Egypt is waiting for the Ethiopian government's reply to its request for technical and environmental studies on the Millennium Dam, Hussein Al-Atfy, minister of Water Resources and Irrigation for Egypt, told Al Masry Al Youm on Thursday, March 31.
"Egypt will examine the studies to determine the adverse repercussions on Egypt's Nile water quota," Al-Atfy said.
It would resort to requesting intervention from the international community if Ethiopia failed to reply, the minister said.
Yet, Ethiopia has discharged its duties towards all other riparian countries for the past 13 years, according to the Ethiopian Ministry of Foreign Affairs (MoFA).
"Any questions they have about the development of water have to come through the CFA," Dina Mufti, spokesperson for the MoFA, told Fortune. "This is the spirit and purpose of the CFA. We will not deal with them unless it is through the CFA."
The country's right to the water was also defended by Alemayehu.
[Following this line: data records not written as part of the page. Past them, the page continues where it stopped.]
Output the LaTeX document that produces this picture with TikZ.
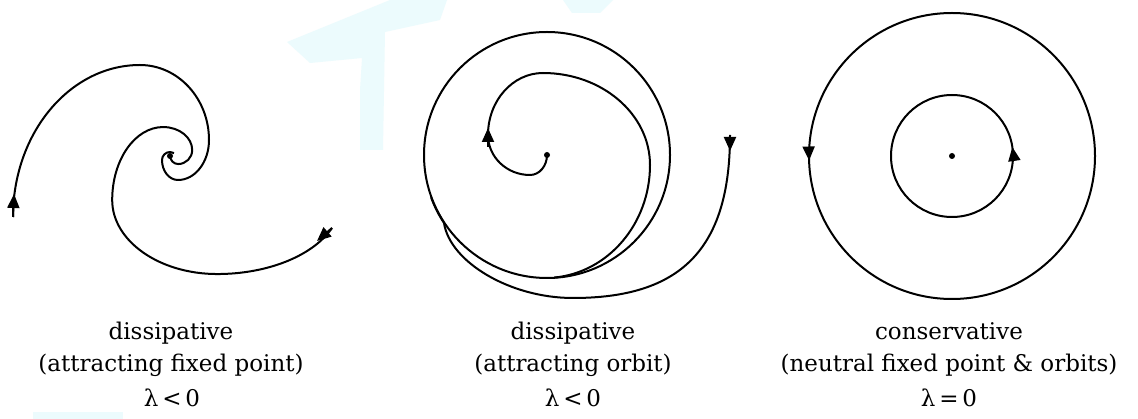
\documentclass[tikz,border=0pt]{standalone}
\usepackage{fontspec}
\setmainfont{DejaVu Serif}
\usetikzlibrary{arrows.meta,decorations.markings}
\definecolor{wmcyan}{RGB}{236,251,253}
\tikzset{
  traj/.style={line width=2pt, black, line join=round},
  arrowat/.style={postaction={decorate}, decoration={markings,
      mark=at position #1 with {\arrow{Triangle[length=14pt,width=12pt]}}}},
  tipend/.style={-{Triangle[length=14pt,width=12pt]}},
  dot/.style={circle, fill=black, inner sep=0pt, minimum size=6pt},
  caption/.style={font=\fontsize{23}{26}\selectfont, anchor=base, inner sep=0pt},
  wm/.style={fill=wmcyan, draw=none}
}
\begin{document}
\begin{tikzpicture}[x=1pt,y=-1pt]
\useasboundingbox (0,0) rectangle (1138,419);
\fill[white] (0,0) rectangle (1138,419);

% faint background watermark
\fill[wm] (287,42) -- (390,0) -- (447,0) -- (440,20) -- (385,32) -- (383,150)
  -- (360,150) -- (360,90) -- (362,58) -- (310,63) -- cycle;
\fill[wm] (563,0) -- (613,0) -- (600,13) -- (572,13) -- cycle;
\fill[wm] (33,412) rectangle (123,419);

% ---------- left: attracting fixed point ----------
\node[dot] (c1) at (170,156) {};
\coordinate (s1) at (13,217);
\draw[traj] (s1)
  arc[start angle=180, end angle=90, x radius=127pt, y radius=152pt]
  arc[start angle=90, end angle=0, x radius=69pt, y radius=75pt]
  arc[start angle=0, end angle=-90, x radius=31pt, y radius=40pt]
  arc[start angle=-90, end angle=-180, x radius=16pt, y radius=20pt]
  arc[start angle=180, end angle=60, x radius=8pt, y radius=8pt];
\coordinate (a1e) at (14,194);
\draw[traj, tipend] (s1) -- (a1e);
\coordinate (s2) at (332,228);
\draw[traj] (s2)
  arc[start angle=-22.2, end angle=-90, x radius=124pt, y radius=74pt]
  arc[start angle=-90, end angle=-180, x radius=105pt, y radius=74pt]
  arc[start angle=180, end angle=90, x radius=51pt, y radius=73pt]
  arc[start angle=90, end angle=0, x radius=29pt, y radius=23pt]
  arc[start angle=0, end angle=-90, x radius=14pt, y radius=14pt]
  arc[start angle=-90, end angle=-180, x radius=8pt, y radius=8pt];
\coordinate (a2e) at (317,241);
\draw[traj, tipend] (s2) -- (a2e);

% ---------- middle: attracting orbit ----------
\node[dot] (c2) at (547,155) {};
\draw[traj] (c2.center) circle[radius=123pt];
\draw[traj] (c2.center)
  arc[start angle=0, end angle=-90, x radius=17pt, y radius=20pt]
  arc[start angle=-90, end angle=-180, x radius=42pt, y radius=40pt]
  arc[start angle=180, end angle=90, x radius=55pt, y radius=62pt]
  arc[start angle=90, end angle=0, x radius=107pt, y radius=92pt]
  arc[start angle=0, end angle=-85, x radius=105pt, y radius=113pt];
\coordinate (m1) at (488,147);
\coordinate (m2) at (488,128);
\draw[traj, tipend] (m1) -- (m2);
\coordinate (s3) at (730,135);
\coordinate (b3) at (573,298);
\coordinate (e3) at (444,223);
\draw[traj] (s3) .. controls (730,250) and (680,298) .. (b3)
  .. controls (510,298) and (450,262) .. (e3)
  arc[start angle=213.4, end angle=200, radius=123.4pt];
\coordinate (a3e) at (730,151);
\draw[traj, tipend] (s3) -- (a3e);

% ---------- right: neutral fixed point & orbits ----------
\node[dot] (c3) at (952,156) {};
\draw[traj, arrowat=0.505] (c3.center) circle[radius=143pt];
\draw[traj, arrowat=9pt] (c3.center) circle[radius=61pt];

% ---------- captions ----------
\node[caption] (t1a) at (171,340) {dissipative};
\node[caption] (t1b) at (171,372) {(attracting fixed point)};
\node[caption] (t1c) at (172,407) {λ\,<\,0};
\node[caption] (t2a) at (573,340) {dissipative};
\node[caption] (t2b) at (573,372) {(attracting orbit)};
\node[caption] (t2c) at (573,407) {λ\,<\,0};
\node[caption] (t3a) at (949,340) {conservative};
\node[caption] (t3b) at (949,372) {(neutral fixed point \& orbits)};
\node[caption] (t3c) at (949,407) {λ\,=\,0};
\end{tikzpicture}
\end{document}
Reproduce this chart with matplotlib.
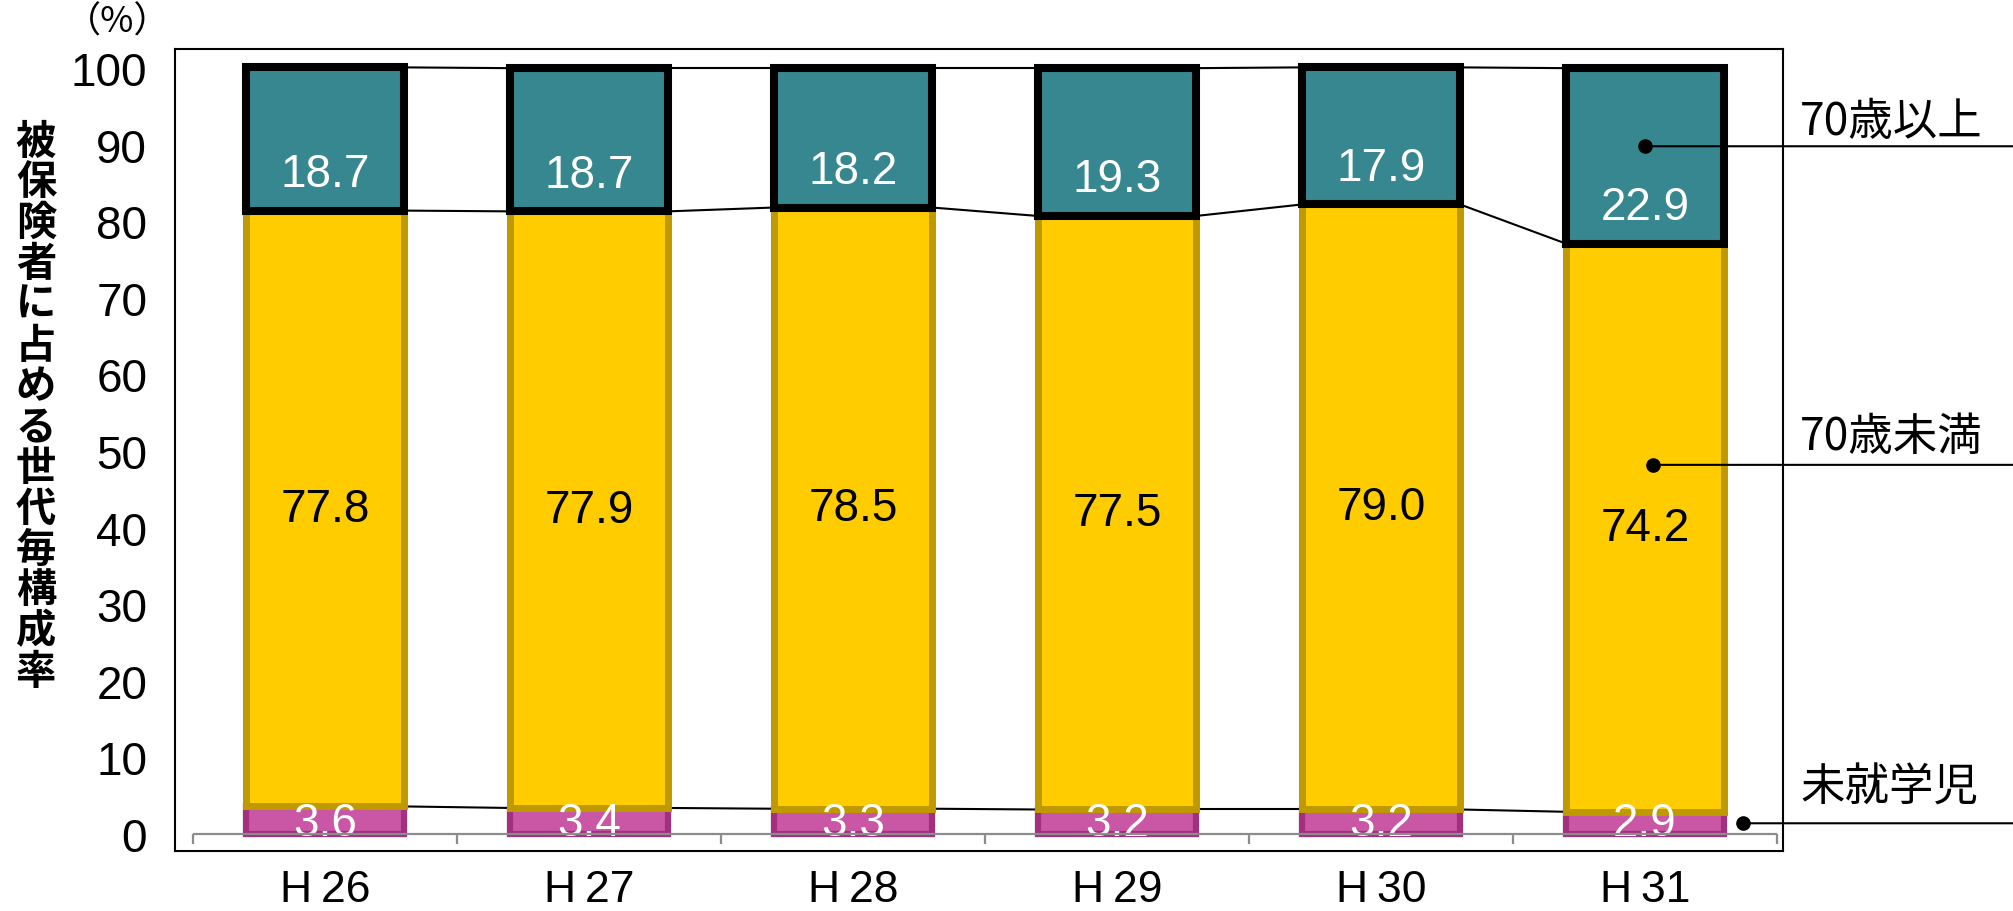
import matplotlib
matplotlib.use("Agg")
import matplotlib.pyplot as plt
import matplotlib.transforms as mtransforms
import numpy as np

# data (%)
years = ["H\u200926", "H\u200927", "H\u200928", "H\u200929", "H\u200930", "H\u200931"]
preschool = [3.6, 3.4, 3.3, 3.2, 3.2, 2.9]
under70 = [77.8, 77.9, 78.5, 77.5, 79.0, 74.2]
over70 = [18.7, 18.7, 18.2, 19.3, 17.9, 22.9]
series_names = ["未就学児", "70歳未満", "70歳以上"]
ylabel = "被保険者に占める世代毎構成率"

JP = ["Noto Sans CJK JP", "DejaVu Sans"]
NUM = ["Liberation Sans", "DejaVu Sans"]

PINK, PINK_EDGE = "#C957A6", "#A3307F"
YEL, GOLD = "#FFCC00", "#BF9900"
TEAL = "#368790"

W, H = 2013, 912
fig = plt.figure(figsize=(W / 100, H / 100), dpi=100)
ax = fig.add_axes([175 / W, 60 / H, 1608 / W, 802 / H])
ax.set_xlim(-0.568, 5.523)
ax.set_ylim(-2.22, 102.5)

x = np.arange(len(years))
bw = 0.6
p = np.array(preschool)
u = np.array(under70)
o = np.array(over70)
c1 = p
c2 = p + u
c3 = p + u + o

ax.bar(x, p, bw, color=PINK, edgecolor=PINK_EDGE, linewidth=4.5, zorder=2)
ax.bar(x, u, bw, bottom=c1, color=YEL, edgecolor=GOLD, linewidth=5, zorder=3)
ax.bar(x, o, bw, bottom=c2, color=TEAL, edgecolor="black", linewidth=5.8, zorder=4)

# series lines between bars
for cum in (c1, c2, c3):
    for i in range(len(x) - 1):
        ax.plot([x[i] + bw / 2, x[i + 1] - bw / 2], [cum[i], cum[i + 1]],
                color="black", lw=1.5, zorder=1.5)

# value labels
for i in x:
    ax.text(i, 1.5, f"{p[i]:.1f}", ha="center", va="center", color="white",
            fontsize=33, family=NUM, zorder=5)
    ax.text(i, c1[i] + u[i] / 2, f"{u[i]:.1f}", ha="center", va="center",
            color="black", fontsize=33, family=NUM, zorder=5)
    ax.text(i, c2[i] + 4.8, f"{o[i]:.1f}", ha="center", va="center",
            color="white", fontsize=33, family=NUM, zorder=5)

# grey category axis with boundary ticks
ax.hlines(0, -0.5, len(x) - 0.5, color="#8C8C8C", lw=1.6, zorder=6)
ax.vlines(np.arange(-0.5, len(x), 1), -1.3, 0, color="#8C8C8C", lw=1.6, zorder=6)

ax.set_yticks(range(0, 101, 10))
ax.set_xticks(x)
ax.set_xticklabels(years)
ax.tick_params(axis="y", length=0, pad=20, labelsize=33)
ax.tick_params(axis="x", length=0, pad=13, labelsize=32)
for lab in ax.get_yticklabels() + ax.get_xticklabels():
    lab.set_fontfamily(NUM)
for sp in ax.spines.values():
    sp.set_color("black")
    sp.set_linewidth(1.5)

# vertical axis title, one character per row
pitch = 40.8
for k, ch in enumerate(ylabel):
    fig.text(36 / W, 1 - (142 + k * pitch) / H, ch, ha="center", va="center",
             fontsize=29, fontweight="bold", family=JP)
fig.text(118 / W, 1 - 23 / H, "（%）", ha="center", va="center",
         fontsize=26, family=JP)

# right-hand series labels with leader lines
trans = mtransforms.blended_transform_factory(fig.transFigure, ax.transData)
legend_items = [
    (series_names[2], 5.0, 89.8, 122),
    (series_names[1], 5.03, 48.2, 437),
    (series_names[0], 5.37, 1.4, 788),
]
for name, xd, yd, ty in legend_items:
    ax.plot(xd, yd, "o", color="black", ms=9.5, zorder=7, clip_on=False)
    ax.annotate("", xy=(xd, yd), xytext=(1.0, yd), textcoords=trans,
                arrowprops=dict(arrowstyle="-", lw=1.5, color="black",
                                shrinkA=0, shrinkB=0),
                annotation_clip=False, zorder=7)
    fig.text(1800 / W, 1 - ty / H, name, ha="left", va="center",
             fontsize=32, family=JP)

fig.savefig("out.png", dpi=100)
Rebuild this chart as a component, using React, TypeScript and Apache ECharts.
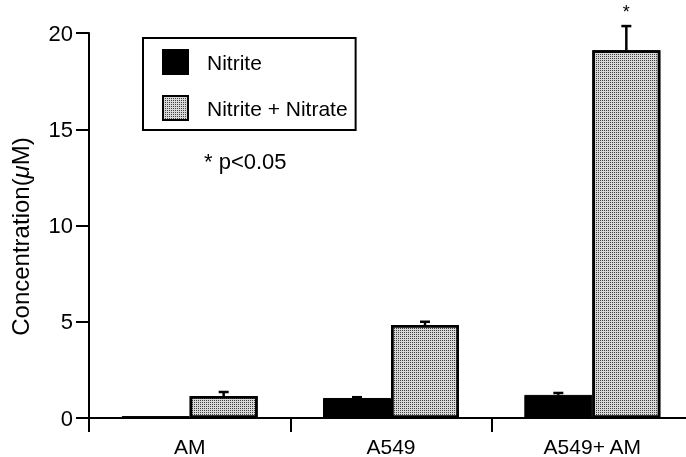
import React, { useEffect, useRef } from "react";
import * as echarts from "echarts";

const categories = ["AM", "A549", "A549+ AM"];
const nitrite = [0.1, 1.04, 1.2];
const nitriteErrTop = [0.1, 1.08, 1.3];
const total = [1.14, 4.83, 19.1];
const totalErrTop = [1.35, 5.0, 20.36];
const significant = [false, false, true];
const yTicks = [0, 5, 10, 15, 20];

const FONT = "'Liberation Sans', Arial, Helvetica, sans-serif";

export default function App() {
  const ref = useRef<HTMLDivElement>(null);
  useEffect(() => {
    if (!ref.current) return;
    document.body.style.overflow = "hidden";
    const chart = echarts.init(ref.current, null, { renderer: "svg" });
    const barW = 68;
    const dotted = {
      color: "#d8d8d8",
      borderColor: "#000",
      borderWidth: 2.5,
      decal: {
        symbol: "rect",
        symbolSize: 1,
        color: "rgba(0,0,0,0.7)",
        dashArrayX: [1, 1],
        dashArrayY: [1, 1],
        rotation: 0,
      },
    };
    const errData: any[] = [];
    categories.forEach((_, i) => {
      errData.push([i, nitrite[i], nitriteErrTop[i], -barW / 2, 0]);
      errData.push([i, total[i], totalErrTop[i], barW / 2, significant[i] ? 1 : 0]);
    });
    chart.setOption({
      animation: false,
      textStyle: { fontFamily: FONT, color: "#000" },
      grid: { left: 84, right: 0, top: 33, bottom: 39, containLabel: false },
      legend: {
        data: ["Nitrite", "Nitrite + Nitrate"],
        orient: "vertical",
        left: 143,
        top: 38,
        icon: "rect",
        itemWidth: 25,
        itemHeight: 24,
        itemGap: 20,
        padding: [11, 8, 9, 19],
        borderColor: "#000",
        borderWidth: 2,
        borderRadius: 0,
        textStyle: { fontSize: 21, color: "#000", fontFamily: FONT, padding: [0, 0, 0, 14] },
      },
      graphic: [
        {
          type: "text",
          left: 204,
          top: 150,
          style: { text: "* p<0.05", fontSize: 22, fill: "#000", fontFamily: FONT },
        },
      ],
      xAxis: {
        type: "category",
        data: categories,
        axisLine: { lineStyle: { color: "#000", width: 2 } },
        axisTick: { show: true, length: 14, alignWithLabel: false, lineStyle: { color: "#000", width: 2 } },
        axisLabel: { fontSize: 21, color: "#000", margin: 18, fontFamily: FONT },
      },
      yAxis: {
        type: "value",
        min: yTicks[0],
        max: yTicks[yTicks.length - 1],
        interval: 5,
        splitLine: { show: false },
        axisLine: { show: true, lineStyle: { color: "#000", width: 2 } },
        axisTick: { show: true, length: 13, lineStyle: { color: "#000", width: 2 } },
        axisLabel: { fontSize: 22, color: "#000", margin: 16, fontFamily: FONT },
        name: "{a|Concentration(}{b|μ}{a|M)}",
        nameLocation: "middle",
        nameRotate: 90,
        nameGap: 57,
        nameTextStyle: {
          fontSize: 24,
          padding: [0, 22, 0, 0],
          rich: {
            a: { fontSize: 24, fontFamily: FONT, color: "#000" },
            b: { fontSize: 24, fontFamily: FONT, color: "#000", fontStyle: "italic" },
          },
        },
      },
      series: [
        {
          name: "Nitrite",
          type: "bar",
          data: nitrite,
          barWidth: barW,
          barGap: "0%",
          itemStyle: { color: "#000", borderColor: "#000", borderWidth: 1 },
        },
        {
          name: "Nitrite + Nitrate",
          type: "bar",
          data: total,
          barWidth: barW,
          barGap: "0%",
          itemStyle: dotted,
        },
        {
          name: "err",
          type: "custom",
          data: errData,
          z: 5,
          renderItem: (params: any, api: any) => {
            const i = api.value(0);
            const v = api.value(1);
            const top = api.value(2);
            const off = api.value(3);
            const sig = api.value(4);
            const p0 = api.coord([i, v]);
            const p1 = api.coord([i, top]);
            const x = p0[0] + off;
            const children: any[] = [];
            if (top > v + 0.01) {
              children.push({
                type: "line",
                shape: { x1: x, y1: p0[1], x2: x, y2: p1[1] },
                style: { stroke: "#000", lineWidth: 2.5 },
              });
              children.push({
                type: "line",
                shape: { x1: x - 5, y1: p1[1], x2: x + 5, y2: p1[1] },
                style: { stroke: "#000", lineWidth: 2.5 },
              });
            }
            if (sig) {
              children.push({
                type: "text",
                x: x,
                y: p1[1] - 14,
                style: {
                  text: "*",
                  fontSize: 18,
                  fill: "#000",
                  fontFamily: FONT,
                  align: "center",
                  verticalAlign: "middle",
                },
              });
            }
            return { type: "group", children };
          },
        },
      ],
    });
    return () => chart.dispose();
  }, []);
  return (
    <div
      ref={ref}
      style={{ position: "fixed", left: 0, top: 0, width: 693, height: 457 }}
    />
  );
}
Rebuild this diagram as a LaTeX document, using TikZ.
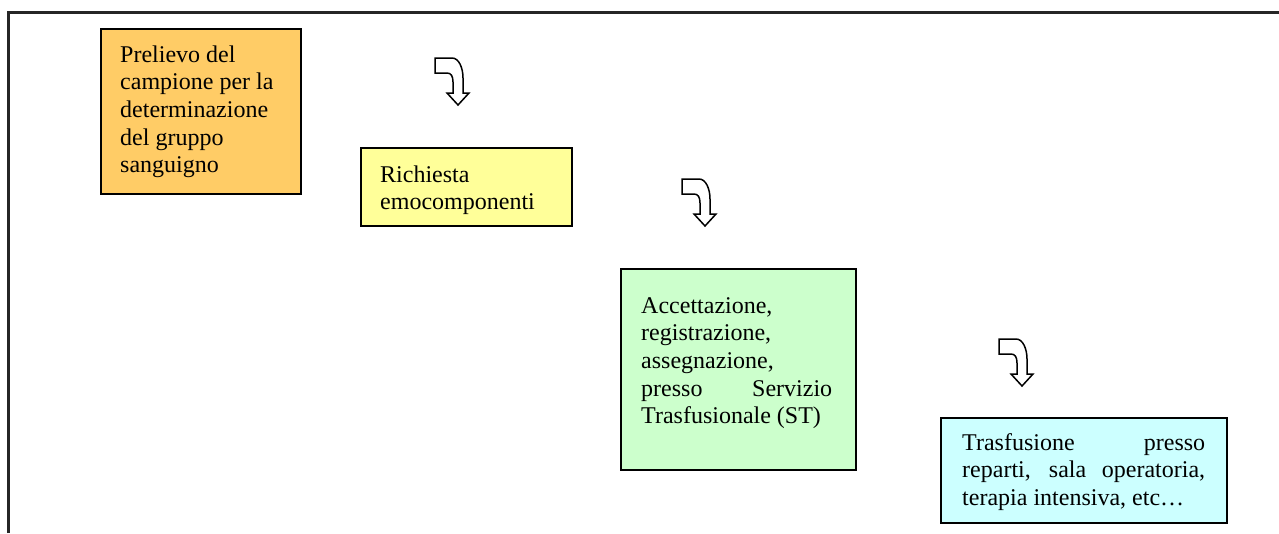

"We have to develop our resources and country to the last centimetre," he said. "Partly as a ploy to divert attention from its internal problems, the Egyptian leadership creates confusion whenever the issue of water resources development is raised. We have found it difficult to source financing from multilateral financial institutions and donors because of the Egyptian leadership's continued campaigns to block any provision of loans and grants to Ethiopia intended for development projects centred on the Nile."
As a consequence, the Ethiopian government will bear the cost of the Nile hydroelectric project alone. The construction of the Tana, Beles, and partially that of the Gilgel Gibe II dam projects was financed by the country.
The estimated cost of the dam is about 80 billion Br, four billion Birr short of the Federal government's budget for this fiscal year.
Citizens can also help to finance the project by buying bonds from the Ethiopian Electric Power Corporation (EEPCo), Alemayehu pointed out.
The Millennium Dam is an important part of the government's plan to meet the 10,000MW power generation target set in its GTP.
The Millennium Dam will have 15 units, each generating 350MW, and will generate 5,250MW once becoming fully operational, according to Semignew Bekele, project head of the Millennium Dam.
"Within 44 months, two of the units would be online and will allow for the generation of 700MW of electricity," he told Fortune.
Ethiopia has the capacity to produce around 2,000MW from hydroelectricity, geothermal energy, and diesel. The Gilgel Gibe and Beles hydropower projects supply 47pc of the country's electricity.
"The stakes are extremely high as Ethiopia's biggest enemy is poverty," Beyene said. "One way of fighting poverty is to nurture our energy sector so that it can fuel development projects. If anyone tries to prevent us from achieving this task, we will not be forgiving."